▶ **Exercise**
Without including any images, repeat the data exactly.

## begin

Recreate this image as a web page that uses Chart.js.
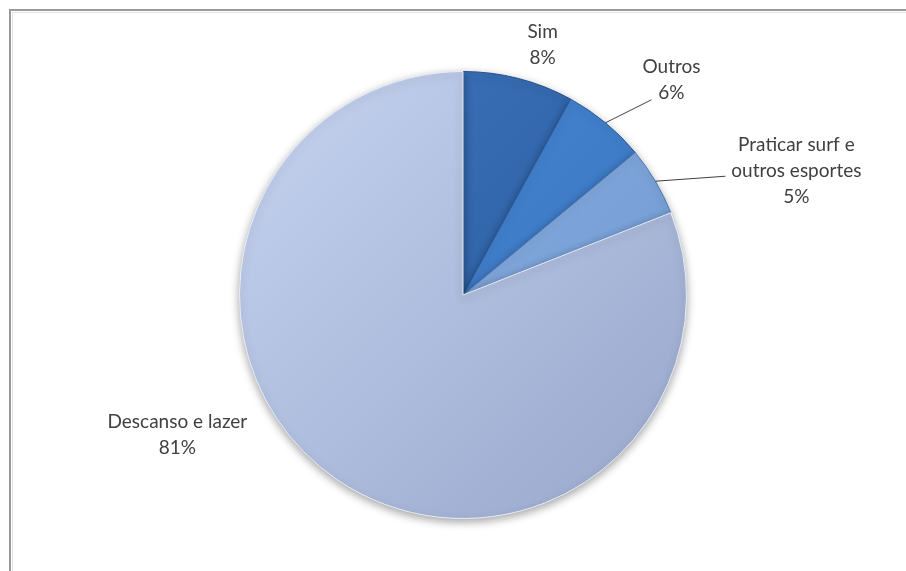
<!DOCTYPE html>
<html>
<head>
<meta charset="utf-8">
<script src="https://cdn.jsdelivr.net/npm/chart.js@4/dist/chart.umd.min.js"></script>
<style>
  html, body { margin: 0; padding: 0; background: #ffffff; overflow: hidden; }
  #wrap { width: 906px; height: 571px; position: relative; }
</style>
</head>
<body>
<div id="wrap"><canvas id="c" width="906" height="571"></canvas></div>
<script>
const categories = ["Sim", "Outros", "Praticar surf e outros esportes", "Descanso e lazer"];
const labelLines = [["Sim", "8%"], ["Outros", "6%"], ["Praticar surf e", "outros esportes", "5%"], ["Descanso e lazer", "81%"]];
const values = [8, 6, 5, 81];

const colorStops = [
  ["#3A70B8", "#2A5C9E"],
  ["#4A88D4", "#3572BE"],
  ["#8FB2E2", "#6E98D2"],
  ["#BFCDEB", "#9EADD0"]
];

// label placement relative to the slice's outer edge point (style only)
const labelCfg = [
  { dx: 24,  dy: -34, leader: false },
  { dx: 66,  dy: -43, leader: true, lx: 46, ly: -23 },
  { dx: 141, dy: -10, leader: true, lx: 70, ly: -5 },
  { dx: -160, dy: -45, leader: false }
];

const framePlugin = {
  id: 'frame',
  beforeDraw(chart) {
    const ctx = chart.ctx;
    ctx.save();
    ctx.fillStyle = '#ffffff';
    ctx.fillRect(0, 0, chart.width, chart.height);
    ctx.strokeStyle = '#9a9a9a';
    ctx.lineWidth = 2;
    ctx.strokeRect(10, 10, 930, 600);
    ctx.strokeStyle = '#e4e4e4';
    ctx.lineWidth = 1;
    ctx.strokeRect(12.5, 12.5, 930, 600);
    ctx.restore();
  }
};

const shadowPlugin = {
  id: 'shadow',
  beforeDatasetsDraw(chart) {
    const ctx = chart.ctx;
    ctx.save();
    ctx.shadowColor = 'rgba(0,0,0,0.35)';
    ctx.shadowBlur = 9;
    ctx.shadowOffsetY = 3;
  },
  afterDatasetsDraw(chart) {
    chart.ctx.restore();
  }
};

const labelPlugin = {
  id: 'pieLabels',
  afterDatasetsDraw(chart) {
    const ctx = chart.ctx;
    const meta = chart.getDatasetMeta(0);
    ctx.save();
    ctx.font = '19px Lato, "Liberation Sans", sans-serif';
    ctx.fillStyle = '#404040';
    ctx.textAlign = 'center';
    ctx.textBaseline = 'middle';
    meta.data.forEach((arc, i) => {
      const p = arc.getProps(['x', 'y', 'startAngle', 'endAngle', 'outerRadius'], true);
      const mid = (p.startAngle + p.endAngle) / 2;
      const ex = p.x + Math.cos(mid) * p.outerRadius;
      const ey = p.y + Math.sin(mid) * p.outerRadius;
      const cfg = labelCfg[i];
      if (cfg.leader) {
        ctx.strokeStyle = '#404040';
        ctx.lineWidth = 1;
        ctx.beginPath();
        ctx.moveTo(ex, ey);
        ctx.lineTo(ex + cfg.lx, ey + cfg.ly);
        ctx.stroke();
      }
      const lines = labelLines[i];
      const lh = 26;
      const cx = ex + cfg.dx, cy = ey + cfg.dy;
      const y0 = cy - (lines.length - 1) * lh / 2;
      lines.forEach((t, k) => ctx.fillText(t, cx, y0 + k * lh));
    });
    ctx.restore();
  }
};

function sliceFill(context) {
  const i = context.dataIndex;
  const chart = context.chart;
  const a = chart.chartArea;
  if (!a) return colorStops[i][0];
  const cx = (a.left + a.right) / 2, cy = (a.top + a.bottom) / 2;
  const r = Math.min(a.right - a.left, a.bottom - a.top) / 2;
  const g = chart.ctx.createLinearGradient(cx - r * 0.7, cy - r * 0.7, cx + r * 0.7, cy + r * 0.7);
  g.addColorStop(0, colorStops[i][0]);
  g.addColorStop(1, colorStops[i][1]);
  return g;
}

new Chart(document.getElementById('c'), {
  type: 'pie',
  data: {
    labels: categories,
    datasets: [{
      data: values,
      backgroundColor: sliceFill,
      borderColor: ['#24508c', '#2a5c9e', '#4d78b4', '#e8eef8'],
      borderWidth: 1
    }]
  },
  options: {
    responsive: false,
    animation: false,
    layout: { padding: { top: 71, bottom: 52, left: 120, right: 100 } },
    plugins: {
      legend: { display: false },
      tooltip: { enabled: false }
    }
  },
  plugins: [framePlugin, shadowPlugin, labelPlugin]
});
</script>
</body>
</html>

## end

▶ **Result**
Recreate this image as a web page that uses Chart.js.
<!DOCTYPE html>
<html>
<head>
<meta charset="utf-8">
<script src="https://cdn.jsdelivr.net/npm/chart.js@4/dist/chart.umd.min.js"></script>
<style>
  html, body { margin: 0; padding: 0; background: #ffffff; overflow: hidden; }
  #wrap { width: 906px; height: 571px; position: relative; }
</style>
</head>
<body>
<div id="wrap"><canvas id="c" width="906" height="571"></canvas></div>
<script>
const categories = ["Sim", "Outros", "Praticar surf e outros esportes", "Descanso e lazer"];
const labelLines = [["Sim", "8%"], ["Outros", "6%"], ["Praticar surf e", "outros esportes", "5%"], ["Descanso e lazer", "81%"]];
const values = [8, 6, 5, 81];

const colorStops = [
  ["#3A70B8", "#2A5C9E"],
  ["#4A88D4", "#3572BE"],
  ["#8FB2E2", "#6E98D2"],
  ["#BFCDEB", "#9EADD0"]
];

// label placement relative to the slice's outer edge point (style only)
const labelCfg = [
  { dx: 24,  dy: -34, leader: false },
  { dx: 66,  dy: -43, leader: true, lx: 46, ly: -23 },
  { dx: 141, dy: -10, leader: true, lx: 70, ly: -5 },
  { dx: -160, dy: -45, leader: false }
];

const framePlugin = {
  id: 'frame',
  beforeDraw(chart) {
    const ctx = chart.ctx;
    ctx.save();
    ctx.fillStyle = '#ffffff';
    ctx.fillRect(0, 0, chart.width, chart.height);
    ctx.strokeStyle = '#9a9a9a';
    ctx.lineWidth = 2;
    ctx.strokeRect(10, 10, 930, 600);
    ctx.strokeStyle = '#e4e4e4';
    ctx.lineWidth = 1;
    ctx.strokeRect(12.5, 12.5, 930, 600);
    ctx.restore();
  }
};

const shadowPlugin = {
  id: 'shadow',
  beforeDatasetsDraw(chart) {
    const ctx = chart.ctx;
    ctx.save();
    ctx.shadowColor = 'rgba(0,0,0,0.35)';
    ctx.shadowBlur = 9;
    ctx.shadowOffsetY = 3;
  },
  afterDatasetsDraw(chart) {
    chart.ctx.restore();
  }
};

const labelPlugin = {
  id: 'pieLabels',
  afterDatasetsDraw(chart) {
    const ctx = chart.ctx;
    const meta = chart.getDatasetMeta(0);
    ctx.save();
    ctx.font = '19px Lato, "Liberation Sans", sans-serif';
    ctx.fillStyle = '#404040';
    ctx.textAlign = 'center';
    ctx.textBaseline = 'middle';
    meta.data.forEach((arc, i) => {
      const p = arc.getProps(['x', 'y', 'startAngle', 'endAngle', 'outerRadius'], true);
      const mid = (p.startAngle + p.endAngle) / 2;
      const ex = p.x + Math.cos(mid) * p.outerRadius;
      const ey = p.y + Math.sin(mid) * p.outerRadius;
      const cfg = labelCfg[i];
      if (cfg.leader) {
        ctx.strokeStyle = '#404040';
        ctx.lineWidth = 1;
        ctx.beginPath();
        ctx.moveTo(ex, ey);
        ctx.lineTo(ex + cfg.lx, ey + cfg.ly);
        ctx.stroke();
      }
      const lines = labelLines[i];
      const lh = 26;
      const cx = ex + cfg.dx, cy = ey + cfg.dy;
      const y0 = cy - (lines.length - 1) * lh / 2;
      lines.forEach((t, k) => ctx.fillText(t, cx, y0 + k * lh));
    });
    ctx.restore();
  }
};

function sliceFill(context) {
  const i = context.dataIndex;
  const chart = context.chart;
  const a = chart.chartArea;
  if (!a) return colorStops[i][0];
  const cx = (a.left + a.right) / 2, cy = (a.top + a.bottom) / 2;
  const r = Math.min(a.right - a.left, a.bottom - a.top) / 2;
  const g = chart.ctx.createLinearGradient(cx - r * 0.7, cy - r * 0.7, cx + r * 0.7, cy + r * 0.7);
  g.addColorStop(0, colorStops[i][0]);
  g.addColorStop(1, colorStops[i][1]);
  return g;
}

new Chart(document.getElementById('c'), {
  type: 'pie',
  data: {
    labels: categories,
    datasets: [{
      data: values,
      backgroundColor: sliceFill,
      borderColor: ['#24508c', '#2a5c9e', '#4d78b4', '#e8eef8'],
      borderWidth: 1
    }]
  },
  options: {
    responsive: false,
    animation: false,
    layout: { padding: { top: 71, bottom: 52, left: 120, right: 100 } },
    plugins: {
      legend: { display: false },
      tooltip: { enabled: false }
    }
  },
  plugins: [framePlugin, shadowPlugin, labelPlugin]
});
</script>
</body>
</html>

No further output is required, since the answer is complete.